Source
Division of Cancer Prevention and Control, National Center for Chronic Disease Prevention and Health Promotion, Centers for Disease Control and Prevention, Atlanta, GA 30341, USA. ktrivers@cdc.gov
Abstract
OBJECTIVE:
Predictors of intrinsic breast cancer subtypes, including the triple-negative (TN) subtype, are largely unknown.
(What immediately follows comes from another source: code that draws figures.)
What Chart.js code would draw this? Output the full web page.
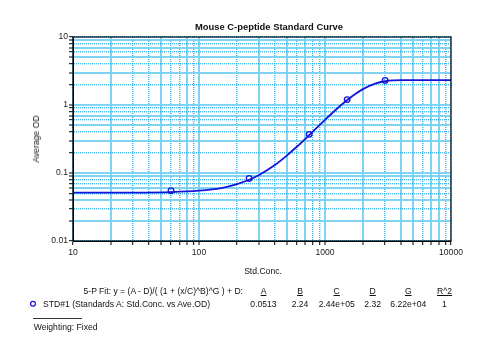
<!DOCTYPE html>
<html>
<head>
<meta charset="utf-8">
<script src="https://cdn.jsdelivr.net/npm/chart.js@4/dist/chart.umd.min.js"></script>
<style>
  html, body { margin: 0; padding: 0; background: #fff; }
  #wrap { position: relative; width: 477px; height: 340px; overflow: hidden; font-family: "Liberation Sans", Arial, sans-serif; color: #111; }
  #c { position: absolute; left: 0; top: 0; }
  .t { position: absolute; white-space: nowrap; font-size: 8.6px; line-height: 10px; }
  .cc { transform: translate(-50%, -50%); }
  .lc { transform: translate(0, -50%); }
  .u { text-decoration: underline; }
</style>
</head>
<body>
<div id="wrap">
  <canvas id="c" width="477" height="340"></canvas>
  <div class="t cc" style="left:269px; top:26.5px; font-weight:bold; font-size:9.4px;">Mouse C-peptide Standard Curve</div>
  <div class="t cc" style="left:36px; top:139px; transform: translate(-50%,-50%) rotate(-90deg);">Average OD</div>
  <div class="t cc" style="left:263px; top:270.5px;">Std.Conc.</div>
  <div class="t lc" style="left:83.5px; top:291px;">5-P Fit: y = (A - D)/( (1 + (x/C)^B)^G ) + D:</div>
  <div id="hdr"></div>
  <div id="vals"></div>
  <div class="t lc" style="left:43px; top:303.7px;">STD#1 (Standards A: Std.Conc. vs Ave.OD)</div>
  <div style="position:absolute; left:33px; top:318px; width:49px; height:1px; background:#333;"></div>
  <div class="t lc" style="left:33.7px; top:326.7px;">Weighting: Fixed</div>
</div>
<script>
// ---- data ----
const stdConc = [60, 250, 750, 1500, 3000];
const stdOD   = [0.055, 0.083, 0.37, 1.2, 2.3];

const curveConc = [10, 30, 60, 100, 150, 200, 250, 300, 400, 500, 600, 750, 1000, 1250, 1500, 1750, 2000, 2500, 3000, 3500, 4000, 5000, 10000];
const curveOD   = [0.0513, 0.0515, 0.0525, 0.055, 0.060, 0.0685, 0.0795, 0.0936, 0.131, 0.182, 0.245, 0.361, 0.604, 0.888, 1.185, 1.467, 1.713, 2.062, 2.234, 2.297, 2.316, 2.32, 2.32];

const xTickValues = [10, 20, 30, 40, 50, 60, 70, 80, 90, 100, 200, 300, 400, 500, 600, 700, 800, 900, 1000, 2000, 3000, 4000, 5000, 6000, 7000, 8000, 9000, 10000];
const yTickValues = [0.01, 0.02, 0.03, 0.04, 0.05, 0.06, 0.07, 0.08, 0.09, 0.1, 0.2, 0.3, 0.4, 0.5, 0.6, 0.7, 0.8, 0.9, 1, 2, 3, 4, 5, 6, 7, 8, 9, 10];
const xMajorLabels = {10: '10', 100: '100', 1000: '1000', 10000: '10000'};
const yMajorLabels = {0.01: '0.01', 0.1: '0.1', 1: '1', 10: '10'};

const fitParamNames  = ['A', 'B', 'C', 'D', 'G', 'R^2'];
const fitParamValues = ['0.0513', '2.24', '2.44e+05', '2.32', '6.22e+04', '1'];
const fitColumnX = [263.5, 300, 336.7, 372.7, 408.3, 444.5];

// ---- bottom fit table ----
const hdr = document.getElementById('hdr');
const vals = document.getElementById('vals');
fitParamNames.forEach((n, i) => {
  const d = document.createElement('div');
  d.className = 't cc u';
  d.style.left = fitColumnX[i] + 'px'; d.style.top = '291px';
  d.textContent = n; hdr.appendChild(d);
  const v = document.createElement('div');
  v.className = 't cc';
  v.style.left = fitColumnX[i] + 'px'; v.style.top = '303.7px';
  v.textContent = fitParamValues[i]; vals.appendChild(v);
});

// ---- grid styling (which gridlines render as solid vs dotted in the reference) ----
const xSolidIdx = new Set([1, 4, 7, 9, 11, 13, 15, 18, 19, 21, 22, 24, 25]);
const ySolidIdx = new Set([1, 3, 5, 8, 9, 11, 13, 15, 18, 20, 22, 24, 26]);
const solidColor = 'rgba(120,210,243,0.95)';
const dotColor = 'rgba(40,175,235,0.9)';
function gridFor(set) {
  return {
    color: c => set.has(c.index) ? solidColor : dotColor,
    lineWidth: c => set.has(c.index) ? 2 : 1.4,
    tickLength: 4, tickColor: '#000', tickWidth: 1
  };
}
function borderFor(set) {
  return { color: '#000', width: 1, dash: c => set.has(c.index) ? [] : [1, 1] };
}

// ---- chart ----
const boxPlugin = {
  id: 'box',
  afterDatasetsDraw(chart) {
    const {ctx, chartArea: a} = chart;
    ctx.save();
    ctx.strokeStyle = '#000'; ctx.lineWidth = 1.2;
    ctx.strokeRect(a.left, a.top, a.right - a.left, a.bottom - a.top);
    ctx.restore();
  },
  afterDraw(chart) {
    const ctx = chart.ctx;
    ctx.save();
    ctx.strokeStyle = '#1414d8'; ctx.lineWidth = 1.2;
    ctx.beginPath(); ctx.arc(33, 303.7, 2.4, 0, Math.PI * 2); ctx.stroke();
    ctx.restore();
  }
};

new Chart(document.getElementById('c'), {
  type: 'scatter',
  data: {
    datasets: [
      {
        label: 'fit',
        data: curveConc.map((x, i) => ({x, y: curveOD[i]})),
        showLine: true,
        borderColor: '#1414d8',
        borderWidth: 1.8,
        pointRadius: 0,
        cubicInterpolationMode: 'monotone',
        order: 2
      },
      {
        label: 'STD#1',
        data: stdConc.map((x, i) => ({x, y: stdOD[i]})),
        showLine: false,
        pointStyle: 'circle',
        pointRadius: 2.8,
        pointBorderWidth: 1.3,
        borderColor: '#1414d8',
        backgroundColor: 'rgba(255,255,255,0)',
        order: 1
      }
    ]
  },
  options: {
    responsive: false,
    animation: false,
    devicePixelRatio: 1,
    layout: { padding: { left: 0, top: 37, right: 26, bottom: 69 } },
    plugins: { legend: { display: false }, tooltip: { enabled: false }, title: { display: false } },
    scales: {
      x: {
        type: 'logarithmic', min: 10, max: 10000,
        afterBuildTicks: s => { s.ticks = xTickValues.map(v => ({value: v})); },
        afterFit: s => { s.height = 30; },
        ticks: {
          autoSkip: false, maxRotation: 0, padding: 2, color: '#222',
          font: { family: '"Liberation Sans", Arial', size: 8.6 },
          callback: v => (xMajorLabels[v] !== undefined ? xMajorLabels[v] : '')
        },
        grid: gridFor(xSolidIdx),
        border: borderFor(xSolidIdx)
      },
      y: {
        type: 'logarithmic', min: 0.01, max: 10,
        afterBuildTicks: s => { s.ticks = yTickValues.map(v => ({value: v})); },
        afterFit: s => { s.width = 73; },
        ticks: {
          autoSkip: false, padding: 1, color: '#222',
          font: { family: '"Liberation Sans", Arial', size: 8.6 },
          callback: v => {
            const k = Object.keys(yMajorLabels).find(kk => Math.abs(+kk - v) < v * 1e-6);
            return k !== undefined ? yMajorLabels[k] : '';
          }
        },
        grid: gridFor(ySolidIdx),
        border: borderFor(ySolidIdx)
      }
    }
  },
  plugins: [boxPlugin]
});
</script>
</body>
</html>
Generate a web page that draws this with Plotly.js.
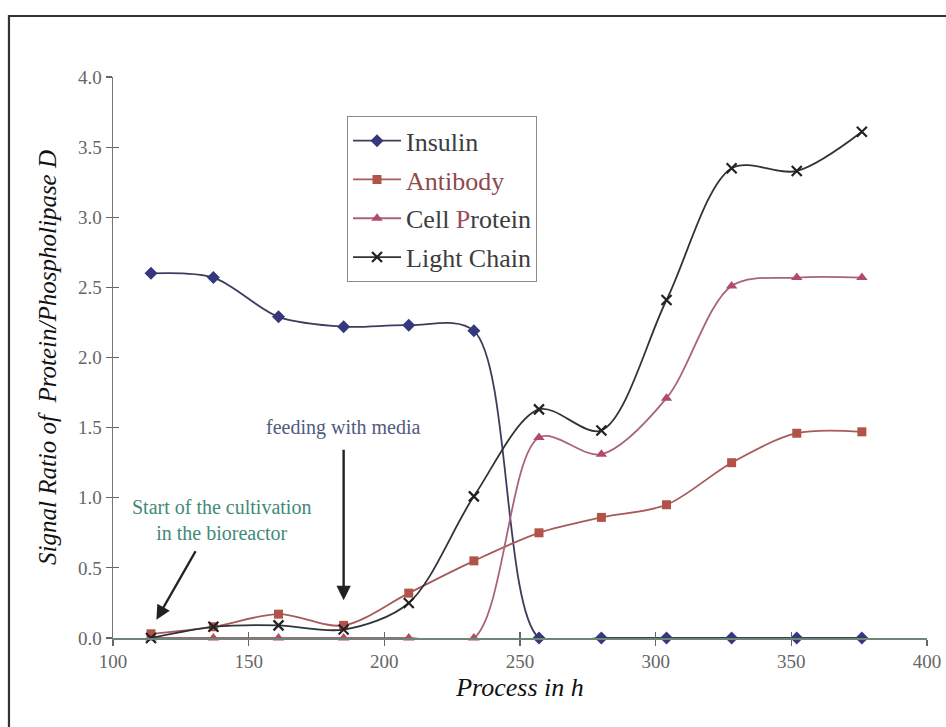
<!DOCTYPE html>
<html>
<head>
<meta charset="utf-8">
<script src="https://cdn.plot.ly/plotly-3.0.1.min.js"></script>
<style>
html,body{margin:0;padding:0;background:#fff;}
#chart{width:946px;height:727px;}
</style>
</head>
<body>
<div id="chart"></div>
<script>
// Process time (h)
const hours = [114, 137, 161, 185, 209, 233, 257, 280, 304, 328, 352, 376];
// Signal ratio of protein / phospholipase D
const insulin     = [2.60, 2.57, 2.29, 2.22, 2.23, 2.19, 0.00, 0.00, 0.00, 0.00, 0.00, 0.00];
const antibody    = [0.03, 0.08, 0.17, 0.09, 0.32, 0.55, 0.75, 0.86, 0.95, 1.25, 1.46, 1.47];
const cellProtein = [0.00, 0.00, 0.00, 0.00, 0.00, 0.00, 1.43, 1.31, 1.71, 2.51, 2.57, 2.57];
const lightChain  = [0.00, 0.08, 0.09, 0.06, 0.25, 1.01, 1.63, 1.48, 2.41, 3.35, 3.33, 3.61];

const seriesNames = ['Insulin', 'Antibody', 'Cell Protein', 'Light Chain'];
const xTicks = [100, 150, 200, 250, 300, 350, 400];
const yTicks = [0, 0.5, 1.0, 1.5, 2.0, 2.5, 3.0, 3.5, 4.0];

const serif = 'Liberation Serif, Times New Roman, serif';

function mk(name, y, lineColor, marker, group) {
  return {
    x: hours, y: y, name: name, type: 'scatter', mode: 'lines+markers',
    line: {color: lineColor, width: 1.8, shape: 'spline', smoothing: 0.9},
    marker: marker, cliponaxis: false, legendgroup: group
  };
}

const traces = [
  mk(seriesNames[0], insulin, '#3b3d5e', {symbol: 'diamond', size: 10, color: '#36387e'}, 'g1'),
  mk('<span style="color:#8e4a4a">' + seriesNames[1] + '</span>', antibody, '#a85a5a', {symbol: 'square', size: 9, color: '#b2534a'}, 'g2'),
  mk('Cell <span style="color:#9a4a5a">P</span>rotein', cellProtein, '#a8647a', {symbol: 'triangle-up', size: 10, color: '#b24c66'}, 'g3'),
  mk(seriesNames[3], lightChain, '#2f3436', {symbol: 'x-thin', size: 10, line: {width: 2.2, color: '#222'}, color: '#222'}, 'g4'),
  // helper trace so the crossing-tick overlay axes are created
  {x: [], y: [], xaxis: 'x2', yaxis: 'y2', showlegend: false, hoverinfo: 'skip', type: 'scatter'}
];

const layout = {
  width: 946, height: 727,
  margin: {l: 113, r: 19, t: 77, b: 89},
  paper_bgcolor: '#fff', plot_bgcolor: 'rgba(0,0,0,0)',
  font: {family: serif, color: '#555'},
  showlegend: true,
  legend: {
    x: 0.2875, y: 0.93, xanchor: 'left', yanchor: 'top',
    bgcolor: '#fff', bordercolor: '#8a8a8a', borderwidth: 1,
    font: {family: serif, size: 26, color: '#3c3c3c'},
    itemwidth: 48, tracegroupgap: 2, traceorder: 'grouped'
  },
  xaxis: {
    range: [100, 400], tickvals: xTicks, ticktext: xTicks.map(String),
    showgrid: false, zeroline: false, showline: true, linecolor: '#6f8676', linewidth: 1.5,
    ticks: 'outside', ticklen: 6, tickcolor: '#666', tickwidth: 1.2,
    tickfont: {family: serif, size: 19, color: '#666'},
    title: {text: '<i>Process in h</i>', font: {family: serif, size: 26, color: '#111'}, standoff: 6}
  },
  yaxis: {
    range: [0, 4], tickvals: yTicks, ticktext: yTicks.map(v => v.toFixed(1)),
    showgrid: false, zeroline: false, showline: true, linecolor: '#777', linewidth: 1.5,
    ticks: 'outside', ticklen: 6, tickcolor: '#666', tickwidth: 1.2,
    tickfont: {family: serif, size: 19, color: '#666'},
    title: {text: '<i>Signal Ratio of  Protein/Phospholipase D</i>', font: {family: serif, size: 25, color: '#111'}, standoff: 14}
  },
  xaxis2: {overlaying: 'x', range: [100, 400], tickvals: xTicks, showticklabels: false,
    showgrid: false, zeroline: false, showline: false, ticks: 'inside', ticklen: 6, tickcolor: '#666', tickwidth: 1.2},
  yaxis2: {overlaying: 'y', range: [0, 4], tickvals: yTicks, showticklabels: false,
    showgrid: false, zeroline: false, showline: false, ticks: 'inside', ticklen: 6, tickcolor: '#666', tickwidth: 1.2},
  shapes: [
    {type: 'rect', xref: 'paper', yref: 'paper', x0: -0.1278, x1: 1.2, y0: -0.3, y1: 1.1087,
     line: {color: '#333', width: 2.2}, fillcolor: 'rgba(0,0,0,0)', layer: 'below'}
  ],
  annotations: [
    {x: 185, y: 0.27, xref: 'x', yref: 'y', ax: 0, ay: -152, text: '', showarrow: true,
     arrowhead: 2, arrowsize: 1.2, arrowwidth: 2.4, arrowcolor: '#222'},
    {x: 185, y: 1.50, xref: 'x', yref: 'y', text: 'feeding with media', showarrow: false,
     font: {family: serif, size: 20, color: '#4f5b7e'}},
    {x: 116, y: 0.13, xref: 'x', yref: 'y', ax: 40, ay: -70, text: '', showarrow: true,
     arrowhead: 2, arrowsize: 1.2, arrowwidth: 2.4, arrowcolor: '#222'},
    {x: 140, y: 0.84, xref: 'x', yref: 'y', text: 'Start of the cultivation<br>in the bioreactor', showarrow: false,
     font: {family: serif, size: 20, color: '#3f8a78'}, align: 'center'}
  ]
};

Plotly.newPlot('chart', traces, layout, {displayModeBar: false, staticPlot: true});
</script>
</body>
</html>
We evaluated whether anthropometrics, demographics, and reproductive history were associated with distinct breast cancer subtypes.
METHODS:
Invasive breast tumors from a population-based case-control study of 476 (116 black and 360 white) Atlanta women aged 20-54, diagnosed between 1990 and 1992, were centrally reviewed and immunohistochemically analyzed for estrogen receptor (ER), progesterone receptor (PR) and human epidermal growth factor receptor 2 (HER2); then grouped [TN (ER-PR-HER2-); ER-PR-HER2+; ER/PR+HER2+; ER/PR+HER2- (case-only reference group)]. Data were from interviews and anthropometric measurements; adjusted odds ratios (OR) and 95% confidence intervals (CI) were estimated using logistic regression, including both case-only and case-control comparisons.
RESULTS:
From the case-only analyses and compared with the ER/PR+HER2- subtype, women with TN tumors were more likely to be obese than normal/underweight [OR = 1.89 (95% CI = 1.22, 2.92)]. Regardless of HER2 status, ER-PR- tumors were associated with black race, young age at first birth, having a recent birth, and being overweight.
CONCLUSIONS:
Distinct breast cancer subtypes have unique sociodemographic, anthropometric and reproductive characteristics and possibly different pathways for development.